• [Information provided]
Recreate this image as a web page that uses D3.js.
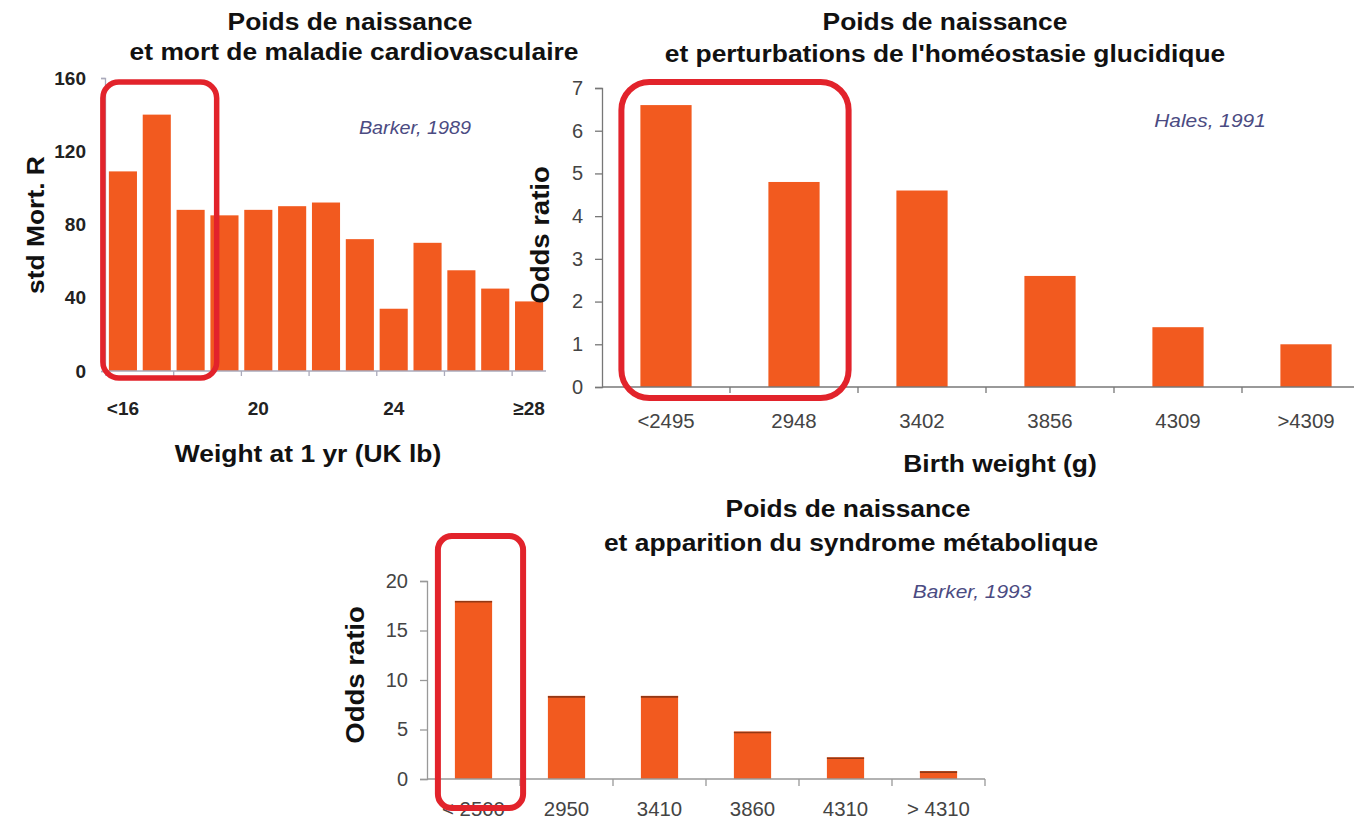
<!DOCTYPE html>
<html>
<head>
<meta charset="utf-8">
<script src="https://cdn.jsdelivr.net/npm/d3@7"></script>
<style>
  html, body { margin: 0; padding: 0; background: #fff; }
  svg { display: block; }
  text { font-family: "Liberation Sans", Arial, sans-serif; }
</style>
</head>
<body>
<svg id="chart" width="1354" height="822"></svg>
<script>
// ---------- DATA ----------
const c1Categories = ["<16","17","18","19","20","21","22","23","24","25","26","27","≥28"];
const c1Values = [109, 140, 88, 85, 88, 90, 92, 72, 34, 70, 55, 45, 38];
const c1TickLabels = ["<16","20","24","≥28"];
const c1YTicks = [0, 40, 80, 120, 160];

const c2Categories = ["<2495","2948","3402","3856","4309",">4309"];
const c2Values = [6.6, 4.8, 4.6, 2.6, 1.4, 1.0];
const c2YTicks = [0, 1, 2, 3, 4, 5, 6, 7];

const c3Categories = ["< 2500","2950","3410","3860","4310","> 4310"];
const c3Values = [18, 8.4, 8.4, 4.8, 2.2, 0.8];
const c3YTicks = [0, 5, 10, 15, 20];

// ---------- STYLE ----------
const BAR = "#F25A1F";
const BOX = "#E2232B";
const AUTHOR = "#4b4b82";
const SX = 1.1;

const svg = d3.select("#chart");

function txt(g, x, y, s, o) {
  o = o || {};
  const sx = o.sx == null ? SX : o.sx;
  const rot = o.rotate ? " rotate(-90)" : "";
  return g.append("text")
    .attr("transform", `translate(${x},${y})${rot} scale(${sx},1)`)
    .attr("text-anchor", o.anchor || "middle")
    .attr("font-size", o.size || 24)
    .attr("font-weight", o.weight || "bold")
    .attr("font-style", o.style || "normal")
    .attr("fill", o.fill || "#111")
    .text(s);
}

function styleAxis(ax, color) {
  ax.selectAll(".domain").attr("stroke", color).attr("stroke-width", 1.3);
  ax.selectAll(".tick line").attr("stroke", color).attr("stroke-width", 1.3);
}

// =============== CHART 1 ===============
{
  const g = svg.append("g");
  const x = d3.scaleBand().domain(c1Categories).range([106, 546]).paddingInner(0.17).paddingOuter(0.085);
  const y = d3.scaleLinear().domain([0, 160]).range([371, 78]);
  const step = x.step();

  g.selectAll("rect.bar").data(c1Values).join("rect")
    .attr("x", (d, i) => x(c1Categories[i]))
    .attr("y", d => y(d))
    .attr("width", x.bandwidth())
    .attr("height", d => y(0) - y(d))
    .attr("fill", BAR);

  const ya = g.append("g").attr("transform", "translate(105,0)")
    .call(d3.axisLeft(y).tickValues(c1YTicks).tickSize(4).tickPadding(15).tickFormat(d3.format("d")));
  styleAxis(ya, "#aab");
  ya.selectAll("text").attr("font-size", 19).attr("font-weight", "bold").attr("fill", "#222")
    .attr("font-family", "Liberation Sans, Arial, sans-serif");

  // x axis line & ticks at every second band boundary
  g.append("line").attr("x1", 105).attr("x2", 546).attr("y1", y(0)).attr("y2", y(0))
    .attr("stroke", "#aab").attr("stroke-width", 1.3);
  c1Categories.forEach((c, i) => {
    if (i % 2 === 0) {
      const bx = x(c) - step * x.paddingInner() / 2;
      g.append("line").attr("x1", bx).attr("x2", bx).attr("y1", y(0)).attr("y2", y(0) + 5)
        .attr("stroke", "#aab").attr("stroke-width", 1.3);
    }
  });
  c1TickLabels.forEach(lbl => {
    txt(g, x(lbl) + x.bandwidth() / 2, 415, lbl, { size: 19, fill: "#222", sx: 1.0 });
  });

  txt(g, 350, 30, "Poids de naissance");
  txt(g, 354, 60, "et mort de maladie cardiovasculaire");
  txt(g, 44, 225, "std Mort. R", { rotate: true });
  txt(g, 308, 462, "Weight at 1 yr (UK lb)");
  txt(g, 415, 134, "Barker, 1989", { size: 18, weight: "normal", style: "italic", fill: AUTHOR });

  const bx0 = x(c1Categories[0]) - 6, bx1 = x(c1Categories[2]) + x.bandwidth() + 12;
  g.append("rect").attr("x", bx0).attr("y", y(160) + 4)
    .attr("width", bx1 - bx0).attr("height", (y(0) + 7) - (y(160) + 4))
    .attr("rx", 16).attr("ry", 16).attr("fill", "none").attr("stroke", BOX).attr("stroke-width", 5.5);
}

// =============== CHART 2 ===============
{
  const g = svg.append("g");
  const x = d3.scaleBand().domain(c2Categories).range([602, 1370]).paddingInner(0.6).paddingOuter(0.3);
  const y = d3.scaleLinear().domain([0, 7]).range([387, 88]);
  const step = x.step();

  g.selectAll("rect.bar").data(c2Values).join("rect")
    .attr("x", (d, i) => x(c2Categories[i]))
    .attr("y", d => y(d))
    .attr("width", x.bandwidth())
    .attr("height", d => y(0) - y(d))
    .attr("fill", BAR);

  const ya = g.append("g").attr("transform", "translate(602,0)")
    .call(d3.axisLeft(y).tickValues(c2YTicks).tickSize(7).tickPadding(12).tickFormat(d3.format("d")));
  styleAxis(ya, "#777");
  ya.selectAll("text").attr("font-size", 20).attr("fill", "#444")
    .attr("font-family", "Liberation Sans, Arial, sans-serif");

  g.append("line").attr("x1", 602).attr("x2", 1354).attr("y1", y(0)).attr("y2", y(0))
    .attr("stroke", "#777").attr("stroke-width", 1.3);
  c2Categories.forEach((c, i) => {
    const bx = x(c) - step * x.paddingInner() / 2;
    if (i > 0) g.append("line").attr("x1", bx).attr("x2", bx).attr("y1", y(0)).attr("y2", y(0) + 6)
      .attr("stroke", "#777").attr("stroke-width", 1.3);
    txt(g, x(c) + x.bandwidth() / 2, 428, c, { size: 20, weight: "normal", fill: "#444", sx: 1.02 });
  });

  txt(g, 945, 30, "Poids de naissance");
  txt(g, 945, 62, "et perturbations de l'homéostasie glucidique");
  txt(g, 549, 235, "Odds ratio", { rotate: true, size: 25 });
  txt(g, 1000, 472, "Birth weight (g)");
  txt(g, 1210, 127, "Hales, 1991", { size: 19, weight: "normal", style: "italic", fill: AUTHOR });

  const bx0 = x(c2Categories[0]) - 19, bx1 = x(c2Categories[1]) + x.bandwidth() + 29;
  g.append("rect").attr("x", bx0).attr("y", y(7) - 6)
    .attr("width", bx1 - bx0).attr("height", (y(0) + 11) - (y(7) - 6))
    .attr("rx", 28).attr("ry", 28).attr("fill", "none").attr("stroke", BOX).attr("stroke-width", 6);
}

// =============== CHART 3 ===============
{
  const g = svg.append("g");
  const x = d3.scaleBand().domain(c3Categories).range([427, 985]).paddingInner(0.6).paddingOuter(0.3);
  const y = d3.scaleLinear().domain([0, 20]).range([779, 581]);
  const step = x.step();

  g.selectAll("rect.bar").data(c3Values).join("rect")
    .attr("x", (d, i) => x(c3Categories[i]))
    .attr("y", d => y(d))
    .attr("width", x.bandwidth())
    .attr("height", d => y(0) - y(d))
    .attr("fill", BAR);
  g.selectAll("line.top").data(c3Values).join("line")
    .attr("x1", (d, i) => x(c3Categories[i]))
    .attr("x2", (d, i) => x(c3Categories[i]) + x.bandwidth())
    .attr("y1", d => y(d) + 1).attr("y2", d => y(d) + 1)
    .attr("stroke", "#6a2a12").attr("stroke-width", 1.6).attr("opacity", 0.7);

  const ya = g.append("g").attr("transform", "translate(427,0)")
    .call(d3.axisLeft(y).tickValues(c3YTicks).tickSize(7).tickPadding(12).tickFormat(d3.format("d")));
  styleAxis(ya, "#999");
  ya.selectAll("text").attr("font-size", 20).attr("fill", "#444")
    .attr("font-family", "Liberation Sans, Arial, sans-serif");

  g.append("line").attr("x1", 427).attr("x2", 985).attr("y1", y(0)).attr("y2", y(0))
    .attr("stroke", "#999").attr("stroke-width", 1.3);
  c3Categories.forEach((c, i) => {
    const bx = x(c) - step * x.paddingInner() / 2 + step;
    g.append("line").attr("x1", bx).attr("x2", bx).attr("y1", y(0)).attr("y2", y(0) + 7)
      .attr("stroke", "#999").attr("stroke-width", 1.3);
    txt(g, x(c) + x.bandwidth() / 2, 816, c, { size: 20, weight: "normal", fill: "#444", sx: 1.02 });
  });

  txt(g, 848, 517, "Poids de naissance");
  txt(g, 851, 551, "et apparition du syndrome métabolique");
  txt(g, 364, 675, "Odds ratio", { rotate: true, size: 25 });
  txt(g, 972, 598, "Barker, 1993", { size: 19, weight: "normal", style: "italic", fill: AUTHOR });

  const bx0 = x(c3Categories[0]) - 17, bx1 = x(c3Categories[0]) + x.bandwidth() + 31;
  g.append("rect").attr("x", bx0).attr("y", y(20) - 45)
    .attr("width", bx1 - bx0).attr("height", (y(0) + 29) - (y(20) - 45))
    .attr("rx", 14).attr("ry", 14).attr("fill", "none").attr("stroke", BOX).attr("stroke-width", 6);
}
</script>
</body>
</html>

• [What is being asked]
Go from the first line of the data above to the line containing "const c2YTicks = [0, 1, 2, 3, 4, 5, 6, 7];" and retype exactly those lines, both included, but none of the pictures.

• [Solution to this exercise]
Recreate this image as a web page that uses D3.js.
<!DOCTYPE html>
<html>
<head>
<meta charset="utf-8">
<script src="https://cdn.jsdelivr.net/npm/d3@7"></script>
<style>
  html, body { margin: 0; padding: 0; background: #fff; }
  svg { display: block; }
  text { font-family: "Liberation Sans", Arial, sans-serif; }
</style>
</head>
<body>
<svg id="chart" width="1354" height="822"></svg>
<script>
// ---------- DATA ----------
const c1Categories = ["<16","17","18","19","20","21","22","23","24","25","26","27","≥28"];
const c1Values = [109, 140, 88, 85, 88, 90, 92, 72, 34, 70, 55, 45, 38];
const c1TickLabels = ["<16","20","24","≥28"];
const c1YTicks = [0, 40, 80, 120, 160];

const c2Categories = ["<2495","2948","3402","3856","4309",">4309"];
const c2Values = [6.6, 4.8, 4.6, 2.6, 1.4, 1.0];
const c2YTicks = [0, 1, 2, 3, 4, 5, 6, 7];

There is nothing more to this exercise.